И вот что еще важно. Значимый, все более значимый со временем пласт речений, образующих и обосновывающих поэзию Фанайловой, составляет речь тех, кого уже нет, «голоса из земли слабовесомых», по строке из ее совсем уже недавней визионерской публикации (Знамя, 2006, № 2). Таков был в книге «С особым цинизмом» (2000) цикл «Страна мертвых». По «Русской версии», в зажизненном пространстве пребывает уже сам поэт:
Как будто мы умерли и после смерти Встречаемся далеко вперед Земля предстанет нам будто сети В которых больше никто не умрет
И стало видно уже далёко Что в огородах и за рекой Мы ходим, как медленная калека, Кресты и звезды чертя рукой…
Кажется, быть ничтожней мертвого уже нельзя. Но для поэта здесь нет ничего выше, и порука живых с умершими — может быть, само надежное основание поэзии. Слово оправдано его невозможностью: «У мертвых речи нет. О мертвых речи нет». Как в свое время для Арсения Тарковского «слово лучше у немого, / И ярче краска у слепца…», энергия высказывания для Фанайловой определяется силой, с которой жизнь отказывает человеку в простейшей способности высказаться:
Нужно зажимать в зубах свинцовый карандашик Как безрукий пишет, а слепой рисует, А безногий пляшет А другое не интересует («Человеческая ласка и простейшая забота…» )
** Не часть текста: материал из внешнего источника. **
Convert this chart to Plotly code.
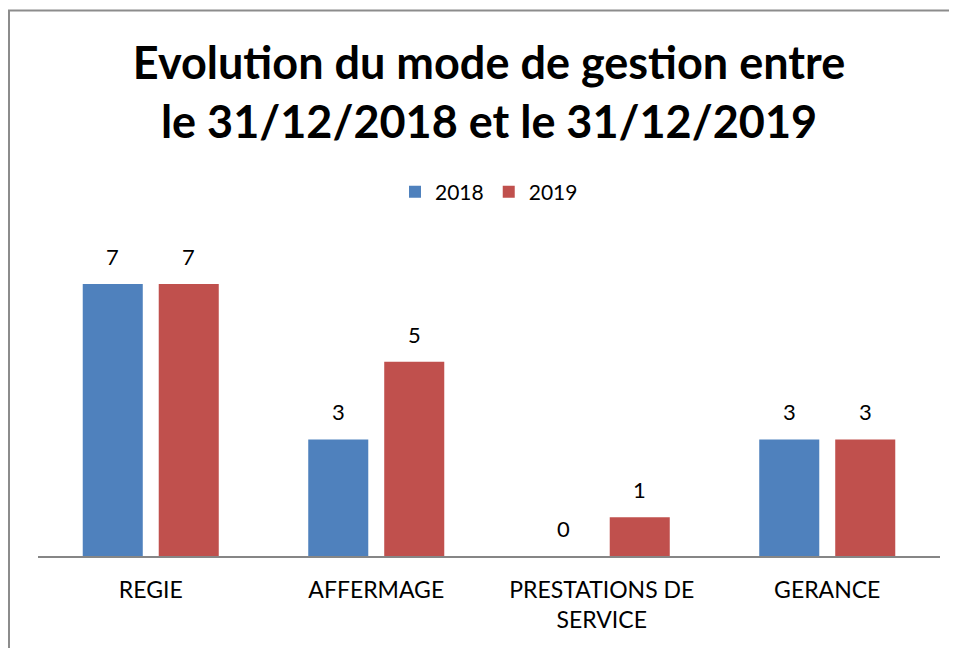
import plotly.graph_objects as go

categories = ["REGIE", "AFFERMAGE", "PRESTATIONS DE<br>SERVICE", "GERANCE"]
values_2018 = [7, 3, 0, 3]
values_2019 = [7, 5, 1, 3]
series_names = ["2018", "2019"]
colors = ["#4F81BD", "#C0504D"]

# page body has an 8px margin, so the figure starts at window pixel (8, 8)
OFF = 8
W, H = 957 - OFF, 648 - OFF
L, R, T, B = 38 - OFF, 957 - 940, 245 - OFF, 648 - 556
pw, ph = W - L - R, H - T - B

BARGAP, GROUPGAP = 0.326, 0.21
slot_px = pw / len(categories) * (1 - BARGAP) / 2

fig = go.Figure()
annotations = []
for i, (name, vals, col) in enumerate(zip(series_names, [values_2018, values_2019], colors)):
    fig.add_trace(go.Bar(
        x=categories, y=vals, name=name, marker_color=col,
        marker_line_width=0,
    ))
    shift = (i - 0.5) * slot_px
    for cat, v in zip(categories, vals):
        annotations.append(dict(
            x=cat, y=v, xref="x", yref="y", text=str(v), showarrow=False,
            xanchor="center", yanchor="bottom", xshift=shift, yshift=12,
            font=dict(size=22, family="Lato", color="black"),
        ))

# helpers: window pixel -> paper coordinate
def px_x(p):
    return (p - OFF - L) / pw

def px_y(p):
    return (H - B - (p - OFF)) / ph

fig.update_layout(
    width=W, height=H,
    margin=dict(l=L, r=R, t=T, b=B),
    paper_bgcolor="white", plot_bgcolor="white",
    font=dict(family="Lato", color="black"),
    barmode="group", bargap=BARGAP, bargroupgap=GROUPGAP,
    title=dict(
        text="<b>Evolution du mode de gestion entre<br>le 31/12/2018 et le 31/12/2019</b>",
        x=0.5, xanchor="center", xref="paper",
        y=1 - 71 / H, yanchor="top", yref="container",
        font=dict(size=45, family="Lato", color="black"),
    ),
    legend=dict(
        orientation="h", x=0.5, xanchor="center",
        y=px_y(192), yanchor="middle",
        font=dict(size=21, family="Lato"), itemsizing="constant",
        traceorder="normal",
    ),
    xaxis=dict(
        showline=True, linecolor="#868686", linewidth=2,
        ticks="", showgrid=False,
        tickfont=dict(size=23, family="Lato"),
        ticklabelstandoff=12,
    ),
    yaxis=dict(range=[0, 8], visible=False, showgrid=False),
    annotations=annotations,
    shapes=[
        dict(type="line", xref="paper", yref="paper",
             x0=px_x(8), x1=px_x(957 + 5), y0=px_y(10.5), y1=px_y(10.5),
             line=dict(color="#8C8C8C", width=2)),
        dict(type="line", xref="paper", yref="paper",
             x0=px_x(9), x1=px_x(9), y0=px_y(10.5), y1=px_y(648 + 5),
             line=dict(color="#8C8C8C", width=2)),
    ],
)

fig.write_html("out.html")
Униженное высокое не становится от этого низким. Здесь у Фанайловой не только этика, но и поэтика («по-этика», писал когда-то Данило Киш). Так, в строке «Юдина в кедах и Оден поддатый…», помимо ценностно-заданного обращения к именам, парадигмальным для образа поэта, есть поэтический прием — назову его сдвоенным обозначением. Двойная принадлежность помянутых героев — семантика черты, границы между высоким и низким вместе с ее стиранием, преодолением — транскрибирована и трансформирована у Фанайловой в самом движении стиха. Метрическую сетку ему задает брюсовский «Юноша бледный со взором горящим…», и снижается здесь не масштаб непрезентабельно выглядящих героев, а брюсовская выспренность, «литература». Из-под неуместной и тут же отброшенной ходульности условного выражения тем ясней выступает непорушенное достоинство смысла . Переход от внешнего образа к невидимому образцу составляет лирический сюжет вещи.
Поэзия знает парадигму такого перехода — смерть, пространства которой по определению экстатичны. Экстатичность — еще одно свойство, которым Елена Фанайлова выделяется для меня в сегодняшней лирике. Ее узнаёшь по особому накалу тревоги, дикой безоглядности в самоиспытании (поэтому я и назвал рецензию цитатой из Пессоа). Стихи Фанайловой неистовы и мучительны; читателю на это жаловаться не пристало — подумаем об авторе. Между авторской одержимостью и обращенностью слова к другому для меня есть связь, и она придает фанайловской поэзии особый характер.